For the 26th time in 30 years, the UN General Assembly last week approved a resolution condemning Iran’s conduct on human rights as unacceptable.
The vote was 83-35 with 68 countries abstaining. The tally opposed to Iran was slightly lower than in 2011, the worst year for Iran when the vote was 89-30 with 64 abstentions.
The advent of President Rohani does not seem to have had much impact on the vote. Only three fewer countries voted against Iran this year as in the final vote taken when Mahmud Ahmadi-nejad was president.
As the accompanying table and chart show, 2011 was the crucial year. The countries voting to condemn Iran had been running in the 60s and 70s for many years but jumped to 89 in 2011 and have stayed in the 80s for four years straight now.
The number of countries voting with Iran, which reached 54 in 2003 and 2004, has been in the 30s for the last four years.
As is apparent in the chart, support for Iran rose through the 1990s, remained fairly steady in the first decade of the 21st Century and has now fallen off.
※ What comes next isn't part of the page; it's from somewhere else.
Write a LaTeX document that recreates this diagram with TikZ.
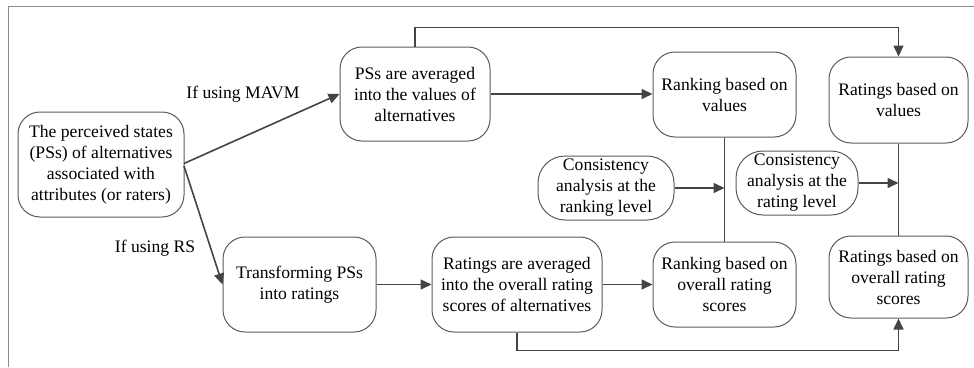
\documentclass[tikz,border=0pt]{standalone}
\usepackage{fontspec}
\setmainfont{Liberation Serif}
\usetikzlibrary{arrows.meta}
\definecolor{lncol}{HTML}{444444}
\definecolor{bxcol}{HTML}{5A5A5A}
\definecolor{frcol}{HTML}{8A8A8A}
\tikzset{
  box/.style={draw=bxcol, line width=1pt, rounded corners=22pt, align=center,
    inner sep=0pt, font=\fontsize{17.6}{21}\selectfont, text=black},
  cbox/.style={box, rounded corners=27pt},
  conn/.style={draw=lncol, line width=1.6pt, -{Triangle[length=11pt,width=10pt]}},
  plain/.style={draw=lncol, line width=1.6pt},
  lbl/.style={font=\fontsize{17.6}{21}\selectfont, text=black, inner sep=0pt}
}
\begin{document}
\begin{tikzpicture}[x=1pt,y=-1pt]
\useasboundingbox (0,0) rectangle (974,367);
\draw[frcol, line width=1pt] (8,367) -- (8,6.5) -- (974,6.5);

\node[box, minimum width=166pt, minimum height=105pt] (ps) at (101,164.5)
  {The perceived states\\(PSs) of alternatives\\associated with\\attributes (or raters)};
\node[box, minimum width=150pt, minimum height=94pt] (mavm) at (415,94)
  {PSs are averaged\\into the values of\\alternatives};
\node[box, minimum width=153pt, minimum height=95pt] (trans) at (299.5,284.5)
  {Transforming PSs\\into ratings};
\node[box, minimum width=170pt, minimum height=95pt] (ravg) at (517,284.5)
  {Ratings are averaged\\into the overall rating\\scores of alternatives};
\node[box, minimum width=143pt, minimum height=85pt] (rkv) at (724.5,94.5)
  {Ranking based on\\values};
\node[box, minimum width=143pt, minimum height=85pt] (rko) at (724.5,284.5)
  {Ranking based on\\overall rating\\scores};
\node[box, minimum width=139pt, minimum height=86pt] (rtv) at (898.5,100)
  {Ratings based on\\values};
\node[box, minimum width=139pt, minimum height=82pt] (rto) at (898.5,277)
  {Ratings based on\\overall rating\\scores};
\node[cbox, minimum width=136pt, minimum height=64pt] (crk) at (606,188)
  {Consistency\\analysis at the\\ranking level};
\node[cbox, minimum width=122pt, minimum height=64pt] (crt) at (797,183)
  {Consistency\\analysis at the\\rating level};

\coordinate (psa) at (184,163.5);
\coordinate (psb) at (184,166);
\draw[conn] (psa) -- (mavm.west);
\draw[conn] (psb) -- (trans.west);
\node[lbl] (lm) at (243,94) {If using MAVM};
\node[lbl] (lr) at (155,248) {If using RS};

\draw[conn] (mavm.east) -- (rkv.west |- mavm.east);
\draw[conn] (mavm.north) -- ++(0,-19) -| (rtv.north);
\draw[conn] (trans.east) -- (ravg.west);
\draw[conn] (ravg.east) -- (rko.west |- ravg.east);
\draw[conn] (ravg.south) -- ++(0,18) -| (rto.south);

\draw[plain] (rkv.south) -- (rko.north);
\draw[plain] (rtv.south) -- (rto.north);
\coordinate (jk) at (rkv.south |- crk.east);
\coordinate (jt) at (rtv.south |- crt.east);
\draw[conn] (crk.east) -- (jk);
\draw[conn] (crt.east) -- (jt);
\end{tikzpicture}
\end{document}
Iran was one of only three countries condemned for its human rights record this year by the General Assembly. The others were Syria and North Korea. The votes on the resolutions on those two countries were much more overwhelming, however. The resolution on North Korea passed 116-20 with 53 abstentions. It was also a much stronger resolution, asking the Security Council to refer North Korea to the International Criminal Court. The resolution on Syria passed 127-13 with 48 abstentions.
Iran rejected the resolution this year as it does every year. It accused “certain Western countries” of abusing the UN human rights mechanisms and called the resolution biased and unbalanced and based on unreliable sources.
The text was drafted by Canada, which has led the effort to condemn Iran every year since 2003. The text was based on the annual reports prepared by UN Secretary General Ban Ki-moon and the UN’s special rapporteur on human rights in Iran, Ahmed Shaheed of the Maldives.